Because what’s scarier than having your body taken over against your will by an alien being? Or, as it’s more commonly known: pregnancy.
Of course, in most cases, when a woman is pregnant it’s not because her husband has arranged for some neighborly witches to have her raped by Satan in exchange for a boost to his acting career. The premise is ludicrous, but Rosemary’s Baby unfolds slowly and, by focusing on the mundane details of Rosemary’s life as well as the subtle horror, quite believably.
Lovely yuppie couple Rosemary and Guy Woodehouse, played by Mia Farrow and John Cassavetes, move into an old New York City apartment building (played by the Dakota) with a disconcerting history of violence and witchcraft, which they of course ignore. Their next door neighbors, who they can occasionally hear through the walls in certain rooms, are the pushy and snooping though seemingly well-meaning Castavets (Sidney Blackmer and the fabulously irritating Ruth Gordon, who won an Oscar)– though to be fair, their pushiness only makes itself felt after their young female house guest kills herself, and they realize Rosemary is… fertile.
Mia Farrow gives a great performance, from glowing, beautiful, pliant young wife to a ghostly, half-mad, desperate soon-to-be mother. The character’s passivity can be frustrating – she lets herself be pushed into doing all kinds of things she doesn’t want to do by her husband, her neighbors, and the doctor they corral her into seeing – but it’s also understandable; Rosemary doesn’t want to make a fuss, doesn’t want to be rude, doesn’t want people to be upset with her, isn’t even sure she’s right. It’s in those scenes that Rosemary’s Baby becomes something of a feminist parable, not something I expected from Roman Polanski (maybe the ultimate “love the art, hate the artist” example, for me). The real horror of Rosemary’s situation comes not from being raped by the devil and impregnated with his spawn but from feeling cut off and powerless, used as a vessel for childbirth and not much else, ignored, told not to read or do or think anything for herself. By the time she gets up enough panicked courage to take action, for the sake of her unborn baby if not herself, it’s too late.

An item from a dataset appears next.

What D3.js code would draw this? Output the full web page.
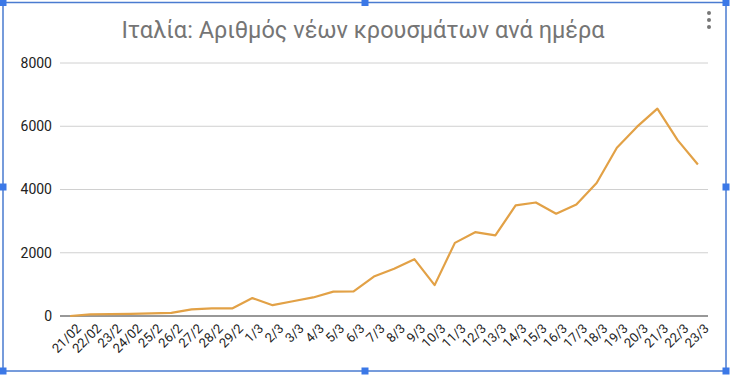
<!DOCTYPE html>
<html>
<head>
<meta charset="utf-8">
<script src="https://cdn.jsdelivr.net/npm/d3@7"></script>
<style>
  body { margin: 0; background: #fff; }
  svg { display: block; font-family: Roboto, Arial, sans-serif; }
</style>
</head>
<body>
<div id="chart"></div>
<script>
const dates = ["21/02","22/02","23/2","24/02","25/2","26/2","27/2","28/2","29/2",
  "1/3","2/3","3/3","4/3","5/3","6/3","7/3","8/3","9/3","10/3","11/3","12/3","13/3",
  "14/3","15/3","16/3","17/3","18/3","19/3","20/3","21/3","22/3","23/3"];
const newCases = [0, 50, 60, 70, 85, 100, 210, 238, 240,
  566, 342, 466, 587, 769, 778, 1247, 1492, 1797, 977, 2313, 2651, 2547,
  3497, 3590, 3233, 3526, 4207, 5322, 5986, 6557, 5560, 4789];
const yTicks = [0, 2000, 4000, 6000, 8000];
const title = "Ιταλία: Αριθμός νέων κρουσμάτων ανά ημέρα";

const W = 730, H = 376;
const margin = {top: 63, right: 22, bottom: 60, left: 60},
      width = W - margin.left - margin.right,
      height = 316 - margin.top;

const root = d3.select("#chart").append("svg")
  .attr("width", W).attr("height", H);

// selection frame (chart is selected in the sheet)
const blue = "#4a7bd0";
root.append("rect")
  .attr("x", 3).attr("y", 2.5).attr("width", 723).attr("height", 368.5)
  .attr("fill", "none").attr("stroke", blue).attr("stroke-width", 1.5);
[[3,2.5],[365,2.5],[726,2.5],[3,187],[726,187],[3,371],[365,371],[726,371]].forEach(p => {
  root.append("rect").attr("x", p[0]-3.5).attr("y", p[1]-3.5)
    .attr("width", 7).attr("height", 7).attr("fill", "#3b78e7");
});

// menu dots
[13, 20, 27].forEach(cy => root.append("circle")
  .attr("cx", 709).attr("cy", cy).attr("r", 2).attr("fill", "#777"));

root.append("text")
  .attr("x", 363).attr("y", 38)
  .attr("text-anchor", "middle")
  .attr("font-size", 23.5).attr("fill", "#757575")
  .text(title);

const svg = root.append("g")
  .attr("transform", `translate(${margin.left},${margin.top})`);

const x = d3.scalePoint().domain(dates).range([0, width]).padding(0.5);
const y = d3.scaleLinear().domain([0, 8000]).range([height, 0]);

// grid
svg.selectAll(".grid").data(yTicks.filter(d => d > 0)).enter()
  .append("line")
  .attr("x1", 0).attr("x2", width)
  .attr("y1", d => y(d)).attr("y2", d => y(d))
  .attr("stroke", "#d0d0d0").attr("stroke-width", 1);

// y axis labels
const yAxis = svg.append("g")
  .call(d3.axisLeft(y).tickValues(yTicks).tickSize(0).tickPadding(8).tickFormat(d3.format("d")));
yAxis.select(".domain").remove();
yAxis.selectAll("text").attr("font-size", 14).attr("fill", "#222")
  .attr("font-family", "Roboto, Arial, sans-serif");

// baseline
svg.append("line")
  .attr("x1", 0).attr("x2", width)
  .attr("y1", y(0)).attr("y2", y(0))
  .attr("stroke", "#333").attr("stroke-width", 1.2);

// x axis labels
const xAxis = svg.append("g")
  .attr("transform", `translate(0,${height})`)
  .call(d3.axisBottom(x).tickSize(0).tickPadding(0));
xAxis.select(".domain").remove();
xAxis.selectAll("text")
  .attr("font-size", 13).attr("fill", "#222")
  .attr("font-family", "Roboto, Arial, sans-serif")
  .attr("text-anchor", "end")
  .attr("dy", "0.35em")
  .attr("transform", "translate(8,10) rotate(-45)");

// line
const data = dates.map((d, i) => ({date: d, value: newCases[i]}));
svg.append("path")
  .datum(data)
  .attr("fill", "none")
  .attr("stroke", "#e2a146")
  .attr("stroke-width", 2.2)
  .attr("stroke-linejoin", "round")
  .attr("d", d3.line().x(d => x(d.date)).y(d => y(d.value)));
</script>
</body>
</html>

That’s another credit to the movie: it takes Rosemary nearly the entire running time to figure out what’s happening, whereas the audience is clued in from the start – to the fact that something sinister’s afoot, at least, if not precisely what. And the somewhat surprising ending is widely known, at this point (“What have you done to his eyes?!“). But while it’s frustrating to watch Rosemary become entangled in this sinister conspiracy over the course of hours, Polanski uses that frustration to invest the audience further, to deepen the viewer’s discomfort and tension. There are few movie characters I’d like to eviscerate more than the Castavets and their friends, especially that Laura-Louise. As Roger Ebert wrote in his review,
When the conclusion comes, it works not because it is a surprise but because it is horrifyingly inevitable. Rosemary makes her dreadful discovery, and we are wrenched because we knew what was going to happen –and couldn’t help her.
For all its horror, Rosemary’s baby is often wryly funny, and the movie keeps its sense of humor til the very end (when Rosemary drops her kitchen knife in horror near her baby’s bassinet, Mrs. Castevet picks it up and quickly rubs at the mark it left in her nice wood floors). Still, that end comprises the complete triumph of evil – the banality of evil, in fact.
Use protection, kids. Beware of too-good-to-be-true New York City real estate deals. And never, ever marry an actor.